== Your objective ==
Copy the data exactly; pictures stay out of the copy.
— START OF Available data —
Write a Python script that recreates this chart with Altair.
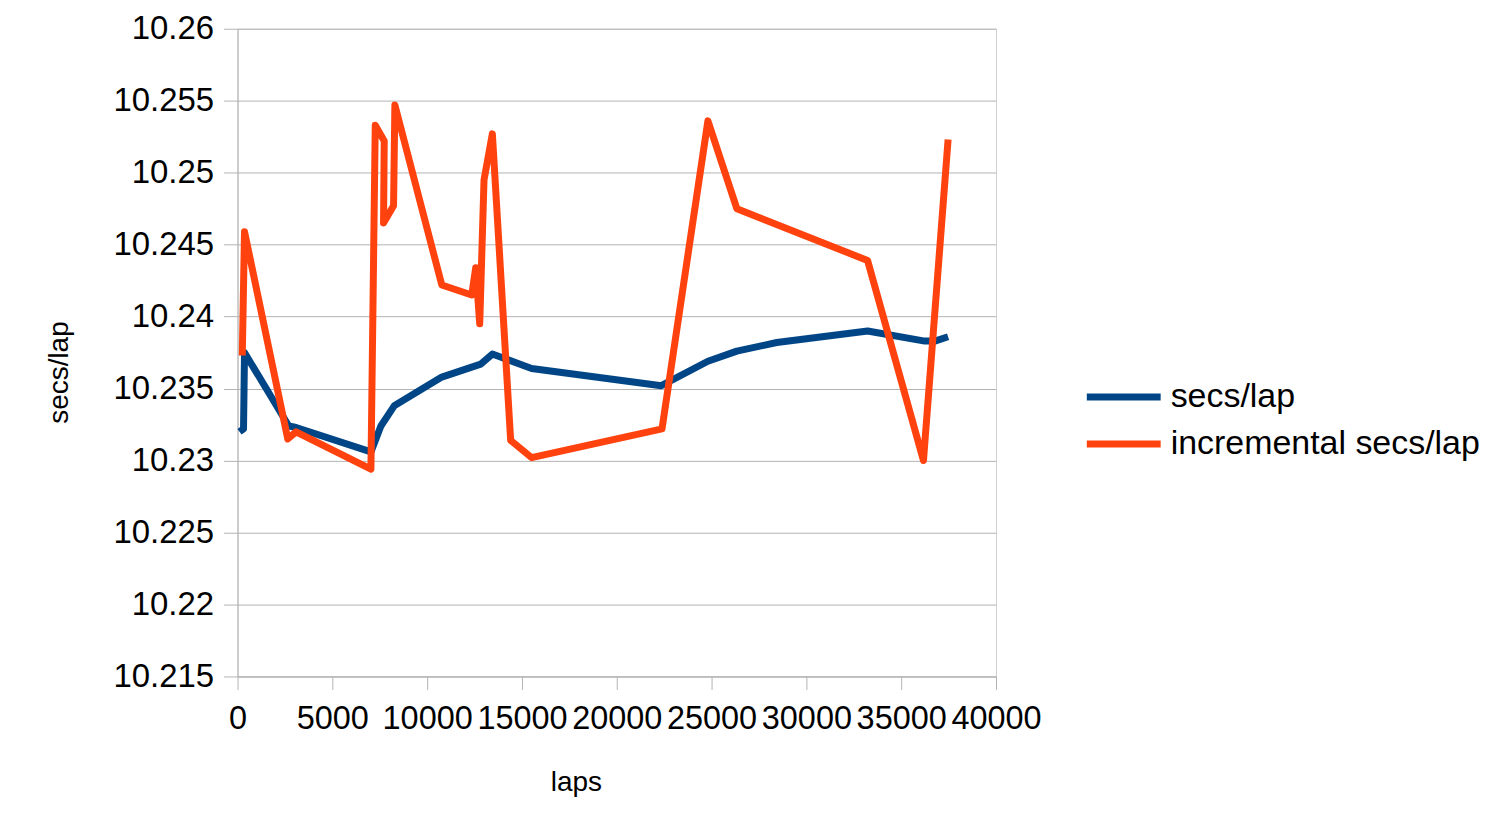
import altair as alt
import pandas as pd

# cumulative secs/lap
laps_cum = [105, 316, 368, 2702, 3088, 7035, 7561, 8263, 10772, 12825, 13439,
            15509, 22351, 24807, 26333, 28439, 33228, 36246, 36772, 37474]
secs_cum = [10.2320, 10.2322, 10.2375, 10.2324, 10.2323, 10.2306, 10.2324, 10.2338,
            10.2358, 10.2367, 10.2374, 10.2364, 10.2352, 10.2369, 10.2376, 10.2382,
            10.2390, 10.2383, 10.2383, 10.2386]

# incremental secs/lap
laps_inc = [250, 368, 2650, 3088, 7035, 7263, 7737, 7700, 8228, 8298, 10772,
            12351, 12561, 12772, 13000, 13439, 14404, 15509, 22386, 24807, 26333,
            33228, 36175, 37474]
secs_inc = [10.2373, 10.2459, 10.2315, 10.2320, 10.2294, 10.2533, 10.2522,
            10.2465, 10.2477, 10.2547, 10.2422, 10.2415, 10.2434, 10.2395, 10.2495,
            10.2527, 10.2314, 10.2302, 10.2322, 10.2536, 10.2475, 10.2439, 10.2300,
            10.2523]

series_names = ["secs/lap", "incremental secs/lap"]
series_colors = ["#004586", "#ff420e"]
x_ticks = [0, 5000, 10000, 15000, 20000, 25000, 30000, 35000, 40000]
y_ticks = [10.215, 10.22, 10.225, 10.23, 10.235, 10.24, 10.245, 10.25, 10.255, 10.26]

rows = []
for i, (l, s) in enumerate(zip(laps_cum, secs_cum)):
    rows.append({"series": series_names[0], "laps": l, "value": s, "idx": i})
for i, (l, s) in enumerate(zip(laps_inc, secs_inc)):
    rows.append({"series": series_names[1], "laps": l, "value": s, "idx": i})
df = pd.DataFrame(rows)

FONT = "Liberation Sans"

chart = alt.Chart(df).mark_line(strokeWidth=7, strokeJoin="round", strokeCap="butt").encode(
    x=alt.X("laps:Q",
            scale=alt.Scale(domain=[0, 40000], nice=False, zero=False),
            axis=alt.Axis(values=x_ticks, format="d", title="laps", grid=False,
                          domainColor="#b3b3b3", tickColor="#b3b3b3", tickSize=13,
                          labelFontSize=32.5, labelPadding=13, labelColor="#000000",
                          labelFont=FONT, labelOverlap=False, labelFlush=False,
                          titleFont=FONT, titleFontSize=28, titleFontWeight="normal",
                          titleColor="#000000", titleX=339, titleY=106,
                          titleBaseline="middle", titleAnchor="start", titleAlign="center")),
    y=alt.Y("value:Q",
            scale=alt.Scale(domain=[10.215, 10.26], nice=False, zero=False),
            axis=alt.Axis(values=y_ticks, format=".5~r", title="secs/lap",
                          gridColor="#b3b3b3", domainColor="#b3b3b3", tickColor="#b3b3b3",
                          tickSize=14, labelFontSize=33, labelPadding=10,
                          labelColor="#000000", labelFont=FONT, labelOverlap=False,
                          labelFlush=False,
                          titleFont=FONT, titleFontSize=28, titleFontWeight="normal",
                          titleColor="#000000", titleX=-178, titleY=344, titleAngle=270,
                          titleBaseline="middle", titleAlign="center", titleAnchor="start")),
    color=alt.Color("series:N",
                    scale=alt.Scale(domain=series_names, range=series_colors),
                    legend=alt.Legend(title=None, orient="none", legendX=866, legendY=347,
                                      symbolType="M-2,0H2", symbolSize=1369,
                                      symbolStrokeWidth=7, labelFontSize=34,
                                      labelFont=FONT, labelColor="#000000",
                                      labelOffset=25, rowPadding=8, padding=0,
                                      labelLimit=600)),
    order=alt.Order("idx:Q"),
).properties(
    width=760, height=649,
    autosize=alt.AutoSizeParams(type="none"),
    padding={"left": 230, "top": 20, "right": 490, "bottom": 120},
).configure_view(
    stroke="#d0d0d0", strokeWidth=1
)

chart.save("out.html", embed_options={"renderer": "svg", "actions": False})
— END OF Available data —
== Solution to this task ==
Write a Python script that recreates this chart with Altair.
import altair as alt
import pandas as pd

# cumulative secs/lap
laps_cum = [105, 316, 368, 2702, 3088, 7035, 7561, 8263, 10772, 12825, 13439,
            15509, 22351, 24807, 26333, 28439, 33228, 36246, 36772, 37474]
secs_cum = [10.2320, 10.2322, 10.2375, 10.2324, 10.2323, 10.2306, 10.2324, 10.2338,
            10.2358, 10.2367, 10.2374, 10.2364, 10.2352, 10.2369, 10.2376, 10.2382,
            10.2390, 10.2383, 10.2383, 10.2386]

# incremental secs/lap
laps_inc = [250, 368, 2650, 3088, 7035, 7263, 7737, 7700, 8228, 8298, 10772,
            12351, 12561, 12772, 13000, 13439, 14404, 15509, 22386, 24807, 26333,
            33228, 36175, 37474]
secs_inc = [10.2373, 10.2459, 10.2315, 10.2320, 10.2294, 10.2533, 10.2522,
            10.2465, 10.2477, 10.2547, 10.2422, 10.2415, 10.2434, 10.2395, 10.2495,
            10.2527, 10.2314, 10.2302, 10.2322, 10.2536, 10.2475, 10.2439, 10.2300,
            10.2523]

series_names = ["secs/lap", "incremental secs/lap"]
series_colors = ["#004586", "#ff420e"]
x_ticks = [0, 5000, 10000, 15000, 20000, 25000, 30000, 35000, 40000]
y_ticks = [10.215, 10.22, 10.225, 10.23, 10.235, 10.24, 10.245, 10.25, 10.255, 10.26]

rows = []
for i, (l, s) in enumerate(zip(laps_cum, secs_cum)):
    rows.append({"series": series_names[0], "laps": l, "value": s, "idx": i})
for i, (l, s) in enumerate(zip(laps_inc, secs_inc)):
    rows.append({"series": series_names[1], "laps": l, "value": s, "idx": i})
df = pd.DataFrame(rows)

FONT = "Liberation Sans"

chart = alt.Chart(df).mark_line(strokeWidth=7, strokeJoin="round", strokeCap="butt").encode(
    x=alt.X("laps:Q",
            scale=alt.Scale(domain=[0, 40000], nice=False, zero=False),
            axis=alt.Axis(values=x_ticks, format="d", title="laps", grid=False,
                          domainColor="#b3b3b3", tickColor="#b3b3b3", tickSize=13,
                          labelFontSize=32.5, labelPadding=13, labelColor="#000000",
                          labelFont=FONT, labelOverlap=False, labelFlush=False,
                          titleFont=FONT, titleFontSize=28, titleFontWeight="normal",
                          titleColor="#000000", titleX=339, titleY=106,
                          titleBaseline="middle", titleAnchor="start", titleAlign="center")),
    y=alt.Y("value:Q",
            scale=alt.Scale(domain=[10.215, 10.26], nice=False, zero=False),
            axis=alt.Axis(values=y_ticks, format=".5~r", title="secs/lap",
                          gridColor="#b3b3b3", domainColor="#b3b3b3", tickColor="#b3b3b3",
                          tickSize=14, labelFontSize=33, labelPadding=10,
                          labelColor="#000000", labelFont=FONT, labelOverlap=False,
                          labelFlush=False,
                          titleFont=FONT, titleFontSize=28, titleFontWeight="normal",
                          titleColor="#000000", titleX=-178, titleY=344, titleAngle=270,
                          titleBaseline="middle", titleAlign="center", titleAnchor="start")),
    color=alt.Color("series:N",
                    scale=alt.Scale(domain=series_names, range=series_colors),
                    legend=alt.Legend(title=None, orient="none", legendX=866, legendY=347,
                                      symbolType="M-2,0H2", symbolSize=1369,
                                      symbolStrokeWidth=7, labelFontSize=34,
                                      labelFont=FONT, labelColor="#000000",
                                      labelOffset=25, rowPadding=8, padding=0,
                                      labelLimit=600)),
    order=alt.Order("idx:Q"),
).properties(
    width=760, height=649,
    autosize=alt.AutoSizeParams(type="none"),
    padding={"left": 230, "top": 20, "right": 490, "bottom": 120},
).configure_view(
    stroke="#d0d0d0", strokeWidth=1
)

chart.save("out.html", embed_options={"renderer": "svg", "actions": False})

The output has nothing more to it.